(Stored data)
****************

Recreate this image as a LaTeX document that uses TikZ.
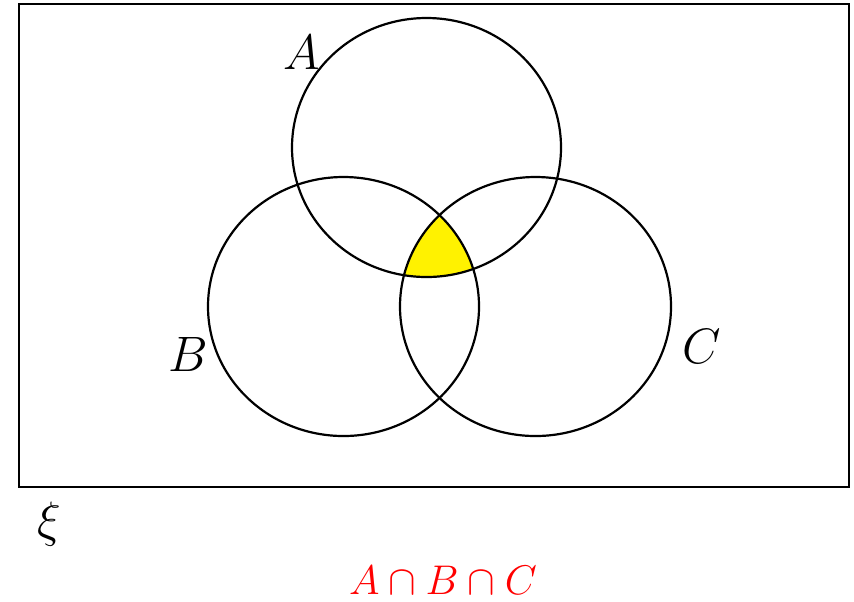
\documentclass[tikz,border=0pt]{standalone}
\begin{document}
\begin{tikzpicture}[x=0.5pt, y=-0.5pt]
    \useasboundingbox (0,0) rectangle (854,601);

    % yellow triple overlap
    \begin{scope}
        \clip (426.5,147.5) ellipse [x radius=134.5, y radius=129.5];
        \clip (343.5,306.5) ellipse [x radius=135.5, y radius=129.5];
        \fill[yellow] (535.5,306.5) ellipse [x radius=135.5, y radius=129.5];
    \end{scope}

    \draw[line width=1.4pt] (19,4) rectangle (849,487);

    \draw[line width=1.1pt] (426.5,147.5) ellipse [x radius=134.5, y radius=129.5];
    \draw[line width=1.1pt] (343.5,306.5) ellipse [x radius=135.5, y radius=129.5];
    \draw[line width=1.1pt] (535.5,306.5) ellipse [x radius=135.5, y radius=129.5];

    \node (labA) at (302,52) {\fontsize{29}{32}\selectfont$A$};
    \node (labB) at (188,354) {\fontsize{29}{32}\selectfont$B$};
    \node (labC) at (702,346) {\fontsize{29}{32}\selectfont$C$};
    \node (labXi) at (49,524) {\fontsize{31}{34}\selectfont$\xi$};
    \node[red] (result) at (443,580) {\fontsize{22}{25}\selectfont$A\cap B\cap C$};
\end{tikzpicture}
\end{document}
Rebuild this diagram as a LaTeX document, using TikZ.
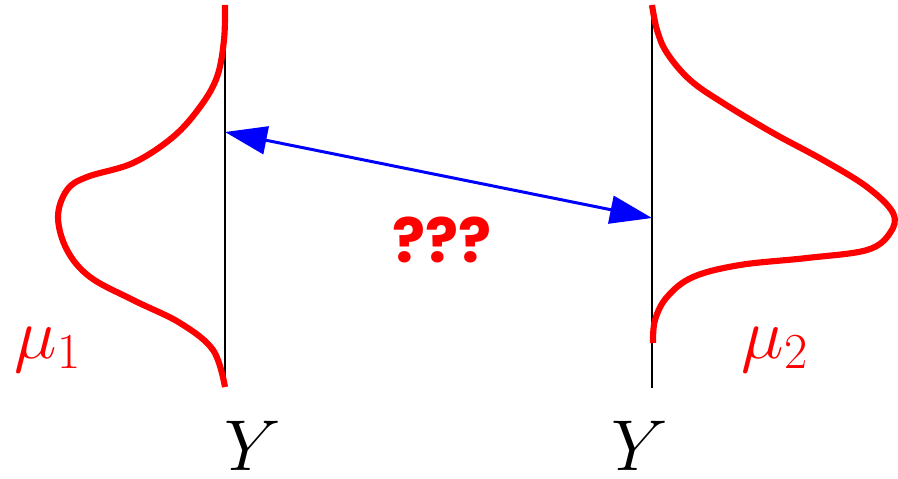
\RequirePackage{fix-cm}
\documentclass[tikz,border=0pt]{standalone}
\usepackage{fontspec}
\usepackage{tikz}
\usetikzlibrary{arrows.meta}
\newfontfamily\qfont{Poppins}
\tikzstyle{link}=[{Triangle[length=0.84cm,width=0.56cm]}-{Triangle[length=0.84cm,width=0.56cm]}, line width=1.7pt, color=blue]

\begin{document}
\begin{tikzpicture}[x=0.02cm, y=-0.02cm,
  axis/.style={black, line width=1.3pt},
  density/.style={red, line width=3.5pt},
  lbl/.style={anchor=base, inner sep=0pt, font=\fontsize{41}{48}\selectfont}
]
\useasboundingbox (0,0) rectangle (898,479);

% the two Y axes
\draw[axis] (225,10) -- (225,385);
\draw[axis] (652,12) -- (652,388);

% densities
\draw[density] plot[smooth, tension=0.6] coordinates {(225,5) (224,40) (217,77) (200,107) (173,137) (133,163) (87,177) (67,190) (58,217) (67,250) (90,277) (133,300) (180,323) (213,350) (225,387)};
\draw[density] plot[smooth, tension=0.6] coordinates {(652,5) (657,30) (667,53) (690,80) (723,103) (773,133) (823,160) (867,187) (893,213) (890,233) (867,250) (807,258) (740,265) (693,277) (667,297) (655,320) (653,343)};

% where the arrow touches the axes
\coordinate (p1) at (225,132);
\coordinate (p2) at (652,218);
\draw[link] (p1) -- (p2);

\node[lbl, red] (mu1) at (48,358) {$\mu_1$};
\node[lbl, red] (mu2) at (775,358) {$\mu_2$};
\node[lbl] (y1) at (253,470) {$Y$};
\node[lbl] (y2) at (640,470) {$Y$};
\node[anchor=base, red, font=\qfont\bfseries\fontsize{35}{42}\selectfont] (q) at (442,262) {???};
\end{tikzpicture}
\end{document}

****************

The lines from the start of the entries above through the one containing "(0,0) rectangle (854,601);" are to be retyped exactly, and no others. Pictures are left out.

- _Exercise result_:
Recreate this image as a LaTeX document that uses TikZ.
\documentclass[tikz,border=0pt]{standalone}
\begin{document}
\begin{tikzpicture}[x=0.5pt, y=-0.5pt]
    \useasboundingbox (0,0) rectangle (854,601);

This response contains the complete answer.